We’ve all heard the old adage, “You are what you eat.” But what about the connection between your food and your face?
Most articles about nutrition focus on the role of your diet in maintaining optimum internal health and warding off disease. For example, many articles talk about how the antioxidants found in fruits and vegetables can fight free radical damage to your immune cells, your organs and your DNA.
Well guess what? The same phytochemicals, vitamins, nutrients and minerals that keep your insides in the pink are equally essential for clear skin, bright smiles, strong nails and clear eyes. If you want to look your absolute best, keep these diet guidelines in mind:
* Antioxidants: Found in abundance in colorful fruits and vegetables, these nutrients help combat signs of aging caused by the oxidation – the rust, if you will, of our cells. Beauty foods that are potent sources of antioxidants include: pomegranates, prunes, concord grape juice, blueberries, blackberries, purple cabbage, kale, Brussels sprouts, dried plums, kiwis, raspberries, strawberries, raw spinach, oranges, apples and watercress.
* Essential fatty acids: Certain polyunsaturated oils are called “essential” because they must be included in our diet. EFAs, like omega-3 and omega-6, may reduce inflammation that can clog skin and lead to wrinkles. Sources include seafood – such as salmon, sardines, trout and flounder – as well as almonds, walnuts and flaxseed.
* Avoid simple carbs: Some research suggests the insulin spike caused by simple carbohydrates, such as bread, pasta and sweets, may trigger a series of metabolic reactions that can lead to breakouts.
* Maximize water, moderate alcohol: Water, and lots of it, will help keep your skin hydrated, while alcohol in excess of one 4-ounce drink a day can dry it out. Also, some dermatologists say alcohol’s dilation of fragile facial capillaries can cause and exacerbate rosacea.
* Healthy fat: While it’s always important to minimize artery-clogging saturated fat, don’t shy away from healthy monounsaturated fats, like olive oil and other liquid, plant-based oils that keep skin emulsified.
* Vitamin C: Make sure to also feed your face with vitamin C to help maintain collagen, the most important component of connective tissue contributing to the underlying foundation of your skin. The best sources of vitamin C includes citrus fruits and juices, broccoli, cauliflower, cantaloupe, strawberries, tomatoes, red peppers and green peas.

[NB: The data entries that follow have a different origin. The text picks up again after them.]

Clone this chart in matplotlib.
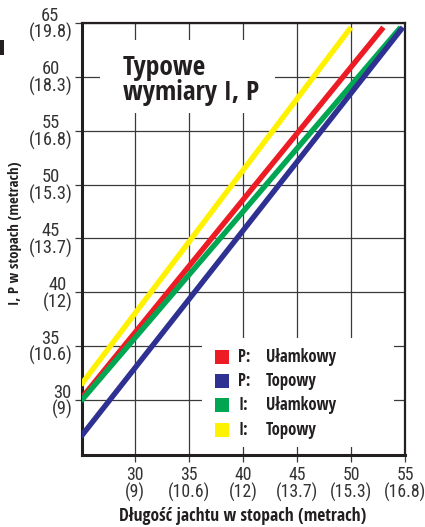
import matplotlib
matplotlib.use("Agg")
import matplotlib.pyplot as plt
from matplotlib.patches import Rectangle

# ---- data ----
x_ticks_ft = [30, 35, 40, 45, 50, 55]
x_ticks_m = ["9", "10.6", "12", "13.7", "15.3", "16.8"]
y_ticks_ft = [30, 35, 40, 45, 50, 55, 60, 65]
y_ticks_m = ["9", "10.6", "12", "13.7", "15.3", "16.8", "18.3", "19.8"]

series_names = ["P: Ułamkowy", "P: Topowy", "I: Ułamkowy", "I: Topowy"]
series_prefix = ["P:", "P:", "I:", "I:"]
series_type = ["Ułamkowy", "Topowy", "Ułamkowy", "Topowy"]
series_colors = ["#ED1C24", "#2E3192", "#00A651", "#FFF200"]
# yacht length (ft) at start/end of each line and corresponding I/P (ft)
length_p_ulamkowy = [25.0, 53.0]
value_p_ulamkowy = [30.1, 64.6]
length_p_topowy = [25.0, 54.8]
value_p_topowy = [26.6, 64.6]
length_i_ulamkowy = [25.0, 54.6]
value_i_ulamkowy = [29.9, 64.6]
length_i_topowy = [25.0, 50.0]
value_i_topowy = [31.4, 64.6]

series_x = [length_p_ulamkowy, length_p_topowy, length_i_ulamkowy, length_i_topowy]
series_y = [value_p_ulamkowy, value_p_topowy, value_i_ulamkowy, value_i_topowy]

title_text = "Typowe\nwymiary I, P"
x_label = "Długość jachtu w stopach (metrach)"
y_label = "I, P w stopach (metrach)"

# ---- fonts ----
TICK_FONT = ["Roboto Condensed", "DejaVu Sans"]
BOLD_FONT = ["Open Sans Condensed", "PT Sans Narrow", "DejaVu Sans"]
INK = "#231F20"

fig = plt.figure(figsize=(4.25, 5.27), dpi=100)
ax = fig.add_axes([82 / 425, 72 / 527, 323 / 425, 432 / 527])

ax.set_xlim(25.1, 55)
ax.set_ylim(24.9, 65)

# draw lines (yellow first so order matches stacking)
order = [3, 0, 2, 1]
for i in order:
    ax.plot(series_x[i], series_y[i], color=series_colors[i], lw=3.9,
            solid_capstyle="butt", zorder=3)

# ticks & labels
ax.set_xticks(x_ticks_ft)
ax.set_xticklabels([f"{a}\n({b})" for a, b in zip(x_ticks_ft, x_ticks_m)])
ax.set_yticks(y_ticks_ft)
ax.set_yticklabels([f"{a}\n({b})" for a, b in zip(y_ticks_ft, y_ticks_m)])
ax.tick_params(axis="both", direction="out", length=5, width=0.9,
               color="#3a3a3a", labelsize=13.3, labelcolor="#333333")
ax.tick_params(axis="x", pad=3, labelsize=12.8)
ax.tick_params(axis="y", pad=2)
for lab in ax.get_xticklabels() + ax.get_yticklabels():
    lab.set_family(TICK_FONT)
    lab.set_multialignment("center")
    lab.set_linespacing(0.9)

# grid
ax.set_axisbelow(True)
ax.grid(True, color="#3a3a3a", lw=0.9)

# spines
for side in ["left", "bottom"]:
    ax.spines[side].set_linewidth(2.2)
    ax.spines[side].set_color(INK)
for side in ["top", "right"]:
    ax.spines[side].set_linewidth(1.6)
    ax.spines[side].set_color(INK)

# title box and title
ax.add_patch(Rectangle((0.056, 0.792), 0.542, 0.169, transform=ax.transAxes,
                       facecolor="white", edgecolor="none", zorder=1))
ax.text(0.127, 0.822, title_text, transform=ax.transAxes, ha="left",
        va="baseline", fontsize=19.7, fontweight="bold", family=BOLD_FONT,
        color=INK, linespacing=0.88, zorder=4)

# legend box and entries
ax.add_patch(Rectangle((0.372, 0.0185), 0.594, 0.2525, transform=ax.transAxes,
                       facecolor="white", edgecolor="none", zorder=1))
leg_y0 = 0.227
leg_step = 0.0562
for k in range(len(series_names)):
    yy = leg_y0 - k * leg_step
    ax.add_patch(Rectangle((0.412, yy - 0.0162), 0.0433, 0.0324,
                           transform=ax.transAxes, facecolor=series_colors[k],
                           edgecolor="none", zorder=4))
    ax.text(0.483, yy, series_prefix[k], transform=ax.transAxes, ha="left",
            va="center", fontsize=12, fontweight="bold", family=BOLD_FONT,
            color=INK, zorder=4)
    ax.text(0.570, yy, series_type[k], transform=ax.transAxes, ha="left",
            va="center", fontsize=12, fontweight="bold", family=BOLD_FONT,
            color=INK, zorder=4)

# axis labels
fig.text(243 / 425, 1 - 516 / 527, x_label, ha="center", va="center",
         fontsize=12.6, fontweight="bold", family=BOLD_FONT, color=INK)
fig.text(15 / 425, 1 - 233 / 527, y_label, ha="center", va="center",
         rotation=90, fontsize=10.6, fontweight="bold", family=BOLD_FONT,
         color=INK)

# stray fragment at top-left edge
fig.patches.append(Rectangle((0, 1 - 55 / 527), 4 / 425, 15 / 527,
                             transform=fig.transFigure, facecolor=INK,
                             edgecolor="none"))

fig.savefig("out.png", dpi=100)
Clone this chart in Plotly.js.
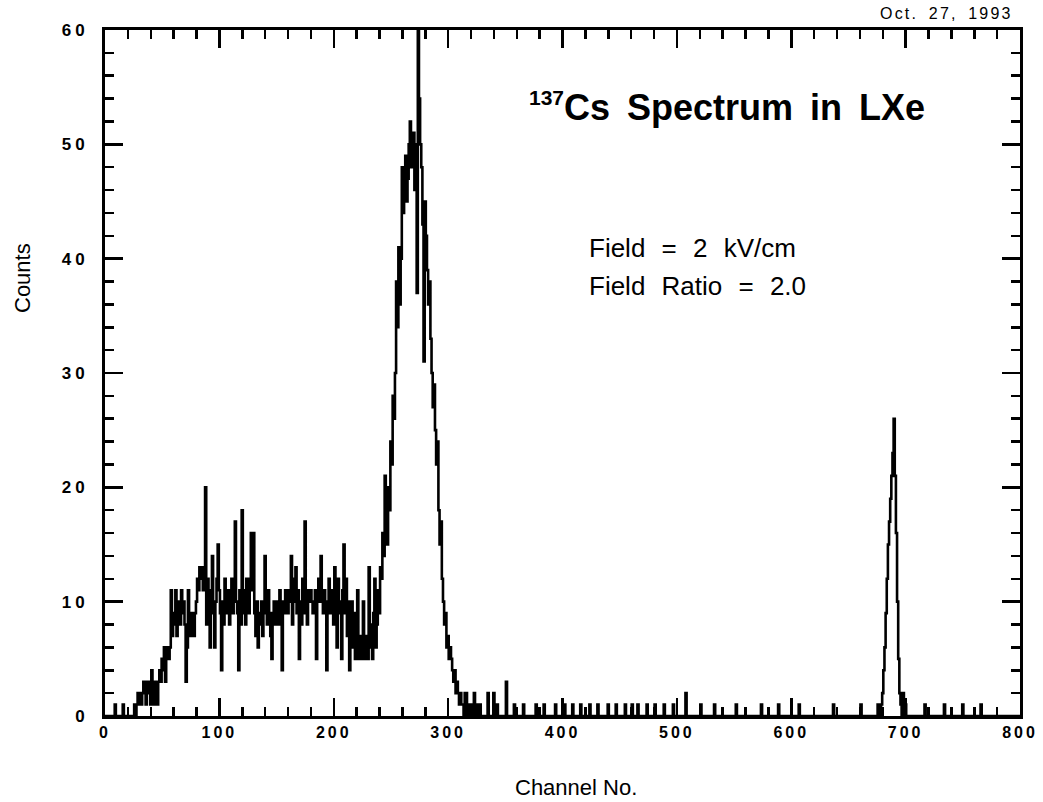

* Weight-loss bonus: Pound for pound, fruits and vegetables have fewer calories than other food groups. Plus, they have plenty of fiber, so they’ll help you feel full. Such a fruit-and-vegetable-rich diet helps ward off cravings by ensuring the body gets the full spectrum of nutrients, minerals, vitamins and phytochemicals it needs to function.
Data from the National Weight Control Registry, which maintains records on more than 3,000 individuals who have had success keeping off a minimum of 30 pounds, suggests that the winning diet for long-term weight loss is a low-fat, complex-carb diet rich in fruits and vegetables.
This data was recently reinforced by an international study, conducted by Northwestern University, assessing the diets of more than 4,000 people in the United States, United Kingdom, Japan and China. The study found that, without exception, a diet high in complex carbohydrates, fiber and vegetable protein was associated with low body-mass index.
The bottom line is that there’s nothing more beautiful than vibrant good health, and there’s nothing healthier than a regime that includes plenty of exercise, rest, water, lean proteins, and an abundance of fruits and vegetables.